A Cog model that takes training images as input and generates custom Stable Diffusion model weights as output

Primary LanguagePython

DreamBooth

We built an API that simplifies the process of using this model. To get started training and publishing your own custom model, see replicate.com/blog/dreambooth-api.

From Wikipedia:

DreamBooth is a deep learning generation model used to fine-tune existing text-to-image models, developed by researchers from Google Research and Boston University in 2022. Originally developed using Google's own Imagen text-to-image model, DreamBooth implementations can be applied to other text-to-image models, where it can allow the model to generate more fine-tuned and personalised outputs after training on three to five images of a subject.

This repository is a copy of the canonical DreamBooth code, modified to work with Cog.

Replicate

Usage

This model takes your training images as input, and outputs trained weights that can be used to publish your own custom variant of Stable Diffusion.

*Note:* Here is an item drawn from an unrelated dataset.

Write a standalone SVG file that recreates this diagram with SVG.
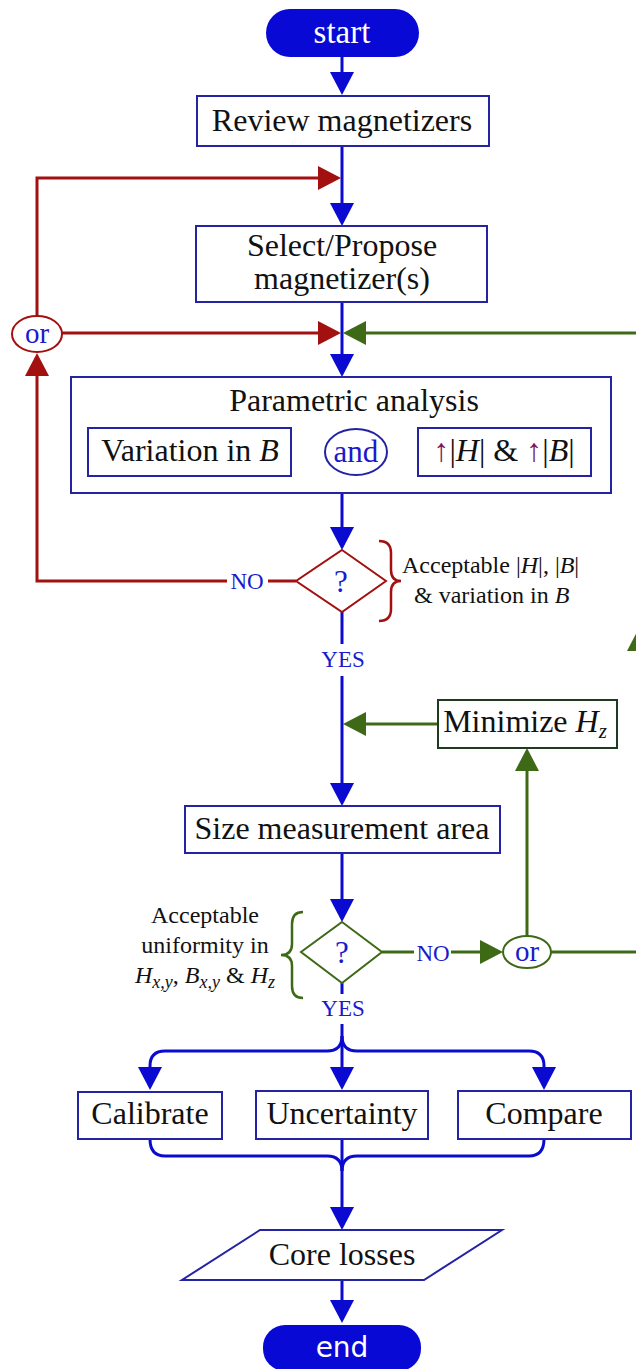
<svg xmlns="http://www.w3.org/2000/svg" width="636" height="1369" viewBox="0 0 636 1369">
  <defs>
    <style>
      .box { fill: #ffffff; stroke: #2323a3; stroke-width: 2; }
      .term { fill: #0909d6; }
      .txt { font-family: "Liberation Serif", "Times New Roman", serif; font-size: 32px; fill: #111111; text-anchor: middle; }
      .note { font-family: "Liberation Serif", "Times New Roman", serif; font-size: 24px; fill: #111111; }
      .lbl { font-family: "Liberation Serif", "Times New Roman", serif; font-size: 23px; fill: #1a1acc; text-anchor: middle; }
      .lbl.big { font-size: 31px; }
      .lbl.or { font-size: 29px; }
      .blu { fill: none; stroke: #0a0ad0; stroke-width: 3; }
      .red { fill: none; stroke: #a31010; stroke-width: 3; }
      .grn { fill: none; stroke: #3e6a17; stroke-width: 3; }
      .ab { marker-end: url(#ah-blue); }
      .ar { marker-end: url(#ah-red); }
      .ag { marker-end: url(#ah-green); }
      .it { font-style: italic; }
      .up { fill: #7a1660; }
      .sub { font-style: italic; font-size: 18px; }
      .subz { font-style: italic; font-size: 21px; }
    </style>
    <marker id="ah-blue" markerUnits="userSpaceOnUse" markerWidth="24" markerHeight="24" refX="13" refY="12" orient="auto">
      <path d="M0,0 L23,12 L0,24 Z" fill="#0a0ad0"/>
    </marker>
    <marker id="ah-red" markerUnits="userSpaceOnUse" markerWidth="24" markerHeight="24" refX="13" refY="12" orient="auto">
      <path d="M0,0 L23,12 L0,24 Z" fill="#a31010"/>
    </marker>
    <marker id="ah-green" markerUnits="userSpaceOnUse" markerWidth="24" markerHeight="24" refX="13" refY="12" orient="auto">
      <path d="M0,0 L23,12 L0,24 Z" fill="#3e6a17"/>
    </marker>
  </defs>

  <rect width="636" height="1369" fill="#ffffff"/>

  <!-- connectors -->
  <g id="connectors">
    <path class="blu ab" d="M342,57 L342,85"/>
    <path class="blu ab" d="M342,146 L342,216"/>
    <path class="blu ab" d="M342,302 L342,367"/>
    <!-- retry loop (red) -->
    <path class="red ar" d="M37,316 L37,178 L331,178"/>
    <path class="red ar" d="M62,333 L331,333"/>
    <path class="red" d="M296,581 L268,581"/>
    <path class="red ar" d="M227,581 L37,581 L37,363"/>
    <!-- uniformity loop (green) -->
    <path class="grn ag" d="M639,952 L639,638"/>
    <path class="grn ag" d="M639,640 L639,333 L353,333"/>
    <path class="grn ag" d="M438,724 L353,724"/>
    <path class="grn" d="M382,952 L414,952"/>
    <path class="grn ag" d="M451,952 L493,952"/>
    <path class="grn ag" d="M527,937 L527,758"/>
    <path class="grn" d="M551,952 L640,952"/>
    <!-- main flow -->
    <path class="blu ab" d="M325,452 L304,452"/>
    <path class="blu ab" d="M387,452 L408,452"/>
    <path class="blu ab" d="M342,493 L342,540"/>
    <path class="blu" d="M342,612 L342,644"/>
    <path class="blu ab" d="M342,676 L342,796"/>
    <path class="blu ab" d="M342,853 L342,912"/>
    <path class="blu" d="M342,983 L342,994"/>
    <path class="blu ab" d="M342,1024 L342,1080"/>
    <path class="blu ab" d="M342,1036 Q342,1051 327,1051 L165,1051 Q150,1051 150,1066 L150,1080"/>
    <path class="blu ab" d="M342,1036 Q342,1051 357,1051 L529,1051 Q544,1051 544,1066 L544,1080"/>
    <path class="blu" d="M150,1139 Q150,1156 165,1156 L327,1156 Q342,1156 342,1171"/>
    <path class="blu" d="M544,1139 Q544,1156 529,1156 L357,1156 Q342,1156 342,1171"/>
    <path class="blu ab" d="M342,1139 L342,1220"/>
    <path class="blu ab" d="M342,1280 L342,1313"/>
  </g>

  <g id="start">
    <rect class="term" x="266" y="9" width="153" height="48" rx="24"/>
    <text x="342" y="43" font-family="Liberation Serif, serif" font-size="33" fill="#ffffff" text-anchor="middle">start</text>
  </g>

  <g id="review">
    <rect class="box" x="197" y="96" width="292" height="50"/>
    <text class="txt" x="342" y="131">Review magnetizers</text>
  </g>

  <g id="select">
    <rect class="box" x="196" y="226" width="291" height="76"/>
    <text class="txt" x="342" y="256">Select/Propose</text>
    <text class="txt" x="342" y="289">magnetizer(s)</text>
  </g>

  <g id="or-red">
    <ellipse cx="37" cy="334" rx="25" ry="18" fill="#ffffff" stroke="#a31010" stroke-width="2"/>
    <text class="lbl or" x="37" y="343">or</text>
  </g>

  <g id="parametric">
    <rect class="box" x="71" y="377" width="540" height="116"/>
    <text class="txt" x="354" y="411">Parametric analysis</text>
  </g>

  <g id="variation">
    <rect class="box" x="88" y="428" width="203" height="48"/>
    <text class="txt" x="190" y="461">Variation in <tspan class="it">B</tspan></text>
  </g>

  <g id="and">
    <ellipse cx="356" cy="452" rx="31" ry="23" fill="#ffffff" stroke="#2323a3" stroke-width="2"/>
    <text class="lbl big" x="356" y="462">and</text>
  </g>

  <g id="increase">
    <rect class="box" x="418" y="428" width="173" height="48"/>
    <text class="txt" x="504" y="461"><tspan class="up">↑</tspan>|<tspan class="it">H</tspan>| &amp; <tspan class="up">↑</tspan>|<tspan class="it">B</tspan>|</text>
  </g>

  <g id="check-field">
    <polygon points="342,550 386,581 342,612 296,581" fill="#ffffff" stroke="#a31010" stroke-width="2"/>
    <text class="lbl big" x="341" y="592">?</text>
    <text class="lbl" x="247" y="589">NO</text>
    <path d="M379,541 Q391,541 391,553 L391,570 Q391,581 401,581 Q391,581 391,592 L391,609 Q391,621 379,621" fill="none" stroke="#a31010" stroke-width="2.5"/>
    <text class="note" x="402" y="573">Acceptable |<tspan class="it">H</tspan>|, |<tspan class="it">B</tspan>|</text>
    <text class="note" x="414" y="603">&amp; variation in <tspan class="it">B</tspan></text>
    <text class="lbl" x="343" y="667">YES</text>
  </g>

  <g id="minimize">
    <rect x="438" y="700" width="179" height="48" fill="#ffffff" stroke="#1f3a1f" stroke-width="2"/>
    <text class="txt" x="525" y="732">Minimize <tspan class="it">H</tspan><tspan class="subz" dy="6">z</tspan></text>
  </g>

  <g id="size">
    <rect class="box" x="185" y="806" width="315" height="47"/>
    <text class="txt" x="342" y="839">Size measurement area</text>
  </g>

  <g id="check-uniformity">
    <polygon points="342,922 382,952 342,983 301,952" fill="#ffffff" stroke="#3e6a17" stroke-width="2"/>
    <text class="lbl big" x="342" y="963">?</text>
    <text class="lbl" x="433" y="961">NO</text>
    <path d="M303,912 Q292,912 292,924 L292,944 Q292,955 281,955 Q292,955 292,966 L292,986 Q292,998 303,998" fill="none" stroke="#3e6a17" stroke-width="2.5"/>
    <text class="note" x="205" y="923" text-anchor="middle">Acceptable</text>
    <text class="note" x="205" y="953" text-anchor="middle">uniformity in</text>
    <text class="note" x="205" y="983" text-anchor="middle"><tspan class="it">H</tspan><tspan class="sub" dy="5">x,y</tspan><tspan dy="-5">, </tspan><tspan class="it">B</tspan><tspan class="sub" dy="5">x,y</tspan><tspan dy="-5"> &amp; </tspan><tspan class="it">H</tspan><tspan class="sub" dy="5">z</tspan></text>
    <text class="lbl" x="343" y="1016">YES</text>
  </g>

  <g id="or-green">
    <ellipse cx="527" cy="952" rx="24" ry="16" fill="#ffffff" stroke="#3e6a17" stroke-width="2"/>
    <text class="lbl or" x="527" y="961">or</text>
  </g>

  <g id="calibrate">
    <rect class="box" x="78" y="1092" width="144" height="47"/>
    <text class="txt" x="150" y="1124">Calibrate</text>
  </g>

  <g id="uncertainty">
    <rect class="box" x="256" y="1091" width="172" height="48"/>
    <text class="txt" x="342" y="1124">Uncertainty</text>
  </g>

  <g id="compare">
    <rect class="box" x="458" y="1091" width="173" height="48"/>
    <text class="txt" x="544" y="1124">Compare</text>
  </g>

  <g id="core-losses">
    <polygon points="260,1230 502,1230 424,1280 182,1280" fill="#ffffff" stroke="#2323a3" stroke-width="2"/>
    <text class="txt" x="342" y="1265">Core losses</text>
  </g>

  <g id="end">
    <rect class="term" x="263" y="1325" width="158" height="46" rx="22"/>
    <text x="342" y="1357" font-family="DejaVu Sans, sans-serif" font-size="28" fill="#ffffff" text-anchor="middle">end</text>
  </g>
</svg>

The default stable diffusion model used is runwayml/stable-diffusion-v1-5 (fp16), and stabilityai/sd-vae-ft-mse as pretrained_vae.

Run locally with Cog

First, download the pre-trained weights with your Hugging Face auth token:

cog run script/download-weights <your-hugging-face-auth-token>

Then, you can run train your dreambooth:

cog predict -i instance_prompt="" -i class_prompt="" -i instance_data=@data.zip

There are a few inputs you should know about when training with this model:

  • instance_data (required) - A ZIP file containing your training images (JPG, PNG, etc. size not restricted). These images contain your "subject" that you want the trained model to embed in the output domain for later generating customised scenes beyond the training images. For best results, use images without noise or unrelated object in the background.

  • instance_prompt (required) - This is the prompt you use to describe your training images, in the format: a [identifier] [class noun], where the [identifier] should be a rare-token - it is found that relatively short sequences with 1-3 letters work the best (e.g. sks, xjy). [class noun] is a coarse class descriptor of the subject (e.g. cat, dog, watch, etc.). For example, your instance_prompt can be: a sks dog, or with some extra description a photo of a xjy dog. The trained model will learn to bind a unique identifier with your specific subject in the instance_data.

  • class_prompt (required) - This is the prompt or description of the coarse class of your training images, in the format of a [class noun] (or with some extra description). class_prompt is used to alleviate overfitting to your customised images (the trained model should still keep the learnt prior so that it can still generate different dogs when the [identifier] is not in the prompt). Corresponding to the examples of the instant_prompt above, the class_prompt can be a dog or a photo of a dog.

  • class_data (optional). This corresponds to class_prompt above, also with the purpose to keep the generalisability of the model. By default, the pretrained stable-diffusion model will generate N (determined by the num_class_images you set) images based on the class_prompt provided above. But to save time or to to have your preferred specific set of class_data, you can also provide them in a ZIP file.

You may also want to change num_class_images and the max_train_steps settings, to trade-off speed and quality.

seed is randomly initialised to 1337, feel free to change it!